1 No-Brainer Small-Cap S&P Index Fund to Buy Right Now for Less Than $200


The stock market tends to move in cycles, with one group of stocks in favor for a little while, followed by another group. Frequently, the groups that are in and out of favor are polar opposites of each other, like value and growth.

Right now, one of the big divergences is size-related, with large caps handily outperforming small caps since roughly the start of 2023. This will eventually change, and the SPDR Portfolio S&P 600 Small-Cap ETF (SPSM 0.17%) could be a good way to play a small-cap recovery.

What has happened to the SPDR Portfolio S&P 600 Small-Cap ETF

Since the start of 2023, the S&P 600 small-cap ETF has advanced around 25% as of the time of this writing. That’s not bad for a roughly two-year period. But the S&P 500 index (^GSPC 0.40%) is up about 50%, or roughly twice as much. That’s a massive outperformance on the part of the large-cap S&P 500 index.

SPSM data by YCharts

Longer term, the indexes tended to move more similarly. And, more to the point here, when there was a divergence similar to the one that exists today, this small-cap exchange-traded fund (ETF) rallied to close the gap.

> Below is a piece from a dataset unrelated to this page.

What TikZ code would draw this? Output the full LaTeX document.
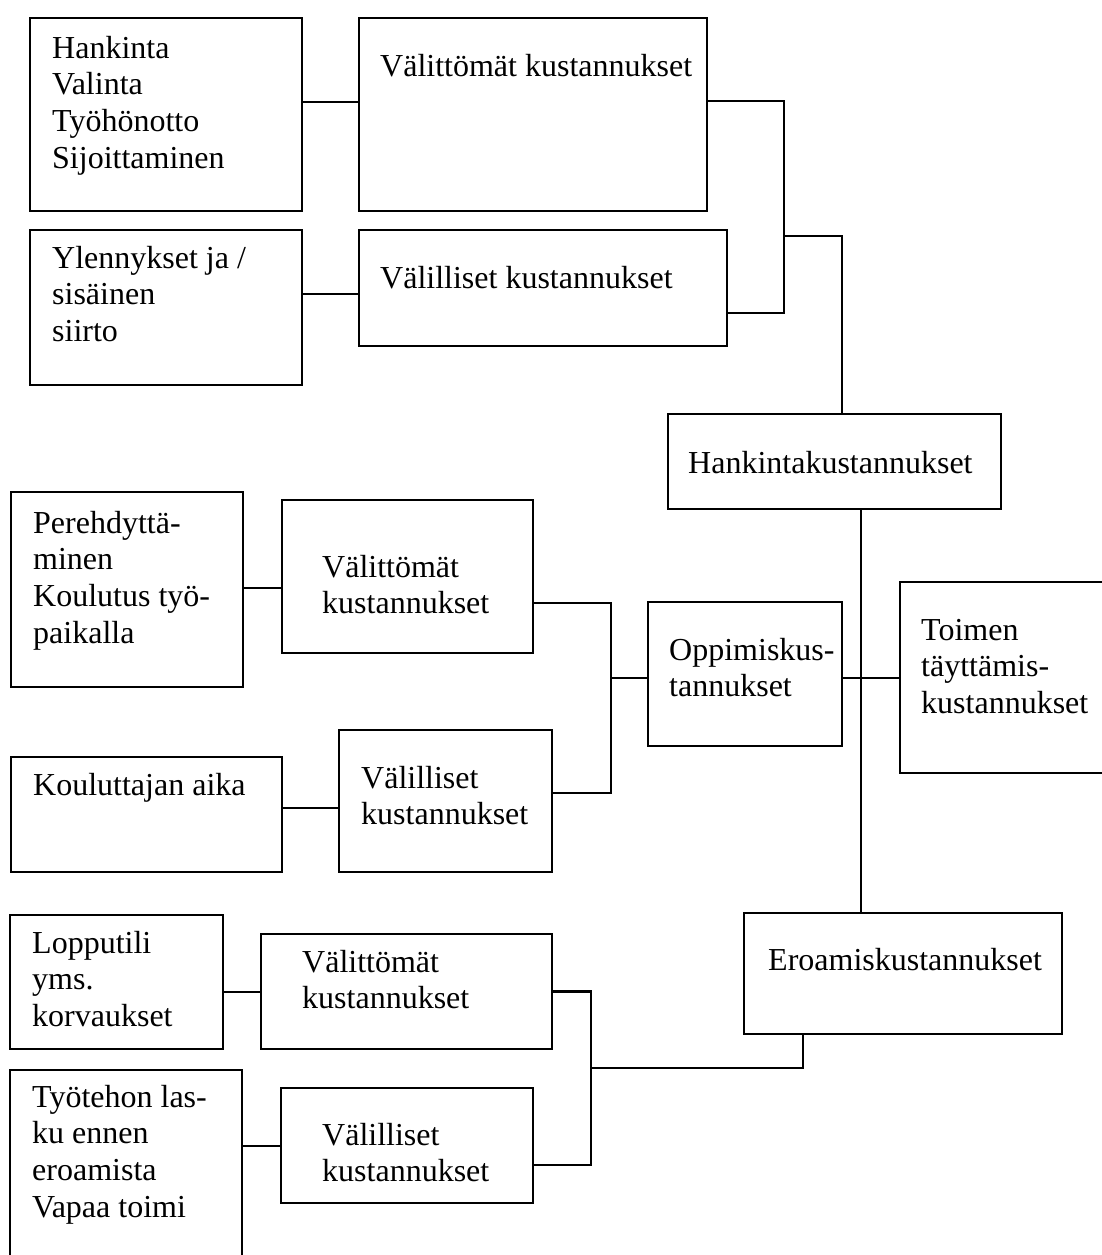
\documentclass[tikz,border=0pt]{standalone}
\usepackage{fontspec}
\setmainfont{Liberation Serif}
\begin{document}
\begin{tikzpicture}[x=1pt,y=-1pt,
  box/.style={draw, line width=2.2pt, rectangle, inner sep=0pt, outer sep=0pt, anchor=north west},
  % multi-line labels are placed at the baseline of their last line
  lbl/.style={anchor=base west, inner sep=0pt, align=left, font=\fontsize{32}{36.8}\selectfont},
  wire/.style={line width=2.2pt}]
\useasboundingbox[fill=white] (0,0) rectangle (1101,1255);

% ---- boxes ----
\node[box, minimum width=272pt, minimum height=193pt] (b1)  at (30,18) {};
\node[box, minimum width=348pt, minimum height=193pt] (b2)  at (359,18) {};
\node[box, minimum width=272pt, minimum height=155pt] (b3)  at (30,230) {};
\node[box, minimum width=368pt, minimum height=116pt] (b4)  at (359,230) {};
\node[box, minimum width=333pt, minimum height=95pt]  (b5)  at (668,414) {};
\node[box, minimum width=232pt, minimum height=195pt] (b6)  at (11,492) {};
\node[box, minimum width=251pt, minimum height=153pt] (b7)  at (282,500) {};
\node[box, minimum width=194pt, minimum height=144pt] (b8)  at (648,602) {};
\node[box, minimum width=220pt, minimum height=191pt] (b9)  at (900,582) {};
\node[box, minimum width=271pt, minimum height=115pt] (b10) at (11,757) {};
\node[box, minimum width=213pt, minimum height=142pt] (b11) at (339,730) {};
\node[box, minimum width=318pt, minimum height=121pt] (b12) at (744,913) {};
\node[box, minimum width=213pt, minimum height=134pt] (b13) at (10,915) {};
\node[box, minimum width=291pt, minimum height=115pt] (b14) at (261,934) {};
\node[box, minimum width=232pt, minimum height=200pt] (b15) at (10,1070) {};
\node[box, minimum width=252pt, minimum height=115pt] (b16) at (281,1088) {};

% ---- texts ----
\node[lbl] (t1)  at (52,168.4)   {Hankinta\\Valinta\\Työhönotto\\Sijoittaminen};
\node[lbl] (t2)  at (380,77)     {Välittömät kustannukset};
\node[lbl] (t3)  at (52,341.6)   {Ylennykset ja /\\sisäinen\\siirto};
\node[lbl] (t4)  at (380,288)    {Välilliset kustannukset};
\node[lbl] (t5)  at (688,473)    {Hankintakustannukset};
\node[lbl] (t6)  at (33,643.4)   {Perehdyttä-\\minen\\Koulutus työ-\\paikalla};
\node[lbl] (t7)  at (322,613.8)  {Välittömät\\kustannukset};
\node[lbl] (t8)  at (669,696.8)  {Oppimiskus-\\tannukset};
\node[lbl] (t9)  at (921,713.6)  {Toimen\\täyttämis-\\kustannukset};
\node[lbl] (t10) at (33,795)     {Kouluttajan aika};
\node[lbl] (t11) at (361,824.8)  {Välilliset\\kustannukset};
\node[lbl] (t12) at (768,970)    {Eroamiskustannukset};
\node[lbl] (t13) at (32,1026.6)  {Lopputili\\yms.\\korvaukset};
\node[lbl] (t14) at (302,1008.8) {Välittömät\\kustannukset};
\node[lbl] (t15) at (32,1217.4)  {Työtehon las-\\ku ennen\\eroamista\\Vapaa toimi};
\node[lbl] (t16) at (322,1181.8) {Välilliset\\kustannukset};

% ---- connectors: acquisition ----
\draw[wire] ([yshift=12.5pt]b1.east) coordinate (p) -- (p -| b2.west);
\draw[wire] ([yshift=13.5pt]b3.east) coordinate (p) -- (p -| b4.west);
\coordinate (ja) at (784,236);
\draw[wire] ([yshift=13.5pt]b2.east) -| (ja) |- ([yshift=-25pt]b4.east);
\draw[wire] (ja) -| ([xshift=7.5pt]b5.north);
\draw[wire] ([xshift=26.5pt]b5.south) coordinate (p) -- (p |- b12.north);

% ---- connectors: learning ----
\draw[wire] ([yshift=1.5pt]b6.east) coordinate (p) -- (p -| b7.west);
\draw[wire] ([yshift=6.5pt]b10.east) coordinate (p) -- (p -| b11.west);
\coordinate (jb) at (611,678);
\draw[wire] ([yshift=-26.5pt]b7.east) -| (jb) |- ([yshift=8pt]b11.east);
\draw[wire] (jb) -- (jb -| b8.west);
\draw[wire] ([yshift=-4pt]b8.east) coordinate (p) -- (p -| b9.west);

% ---- connectors: separation ----
\draw[wire] ([yshift=-10pt]b13.east) coordinate (p) -- (p -| b14.west);
\draw[wire] ([yshift=24pt]b15.east) coordinate (p) -- (p -| b16.west);
\coordinate (jc) at (591,1068);
\draw[wire] (b14.east) -| (jc) |- ([yshift=-19.5pt]b16.east);
\draw[wire] (jc) -| ([xshift=-100pt]b12.south);
\end{tikzpicture}
\end{document}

The pandemic period, as shown in the graph below, is a good example of that. Small caps tend to be more volatile, and many small stocks aren’t as financially strong as large caps, so it makes sense that they would fall more during a period of uncertainty. But once the world got used to living with COVID-19, they rallied strongly.

SPSM Chart

SPSM data by YCharts.

That rally brought the performance of the SPDR Portfolio S&P 600 Small-Cap ETF back in line with the performance of the S&P 500 index. That’s the potential opportunity today as this small-cap S&P index starts to regain its footing. And the ETF’s price, at less than $50 per share, is easily within reach of investors, even those with only a few hundred dollars available to invest.

What does the SPDR Portfolio S&P 600 Small-Cap ETF do?

The S&P 500 index is a select group of around 500 companies that are believed to be representative of the broader economy. They tend to be large and well-known stocks.

The SPDR Portfolio S&P 600 Small-Cap ETF, on the other hand, is created from roughly the smallest 3% of U.S. stocks. A committee selects 600 companies for inclusion and will replace index constituents as they drop out of the index (because of things like mergers, acquisitions, and bankruptcies). However, there’s an important nuance here because, at the time of inclusion, every company must meet a profitability test.

A group of people looking at a parabola and math equations written in chalk on a table.

Image source: Getty Images.

The first test is that the company’s most recent quarterly earnings must be positive. And the second test is that the sum of the trailing four quarters of earnings must be positive. For a large company, that probably wouldn’t be too high a hurdle to clear. But for small companies, these two criteria likely weed out a lot of potentially troublesome companies.

Taken together, then, these two requirements are an attempt to bias the index toward higher-quality small-cap stocks. The ETF is market-cap weighted, so the largest small caps in the index have the largest impact on performance.

It is probably reasonable to think of buying the SPDR Portfolio S&P 600 Small-Cap ETF as getting a well-diversified portfolio of strongly performing small-cap businesses. The ETF’s expense ratio is a tiny 0.03%.

Worth a closer look if you believe in reversion to the mean

Past performance is no guarantee of future results, as Wall Street likes to say. And there’s definitely no time frame for when small caps — and the small-cap ETF — might close the performance gap with large caps.

But unless you believe that large caps have somehow permanently taken the lead over small caps (which seems highly unlikely given the history of market segments going in and out of favor), now could be the right moment to start considering adding a little more small-cap exposure to your portfolio. And the SPDR Portfolio S&P 600 Small-Cap ETF is a simple, low-cost, and quality-biased way to do just that.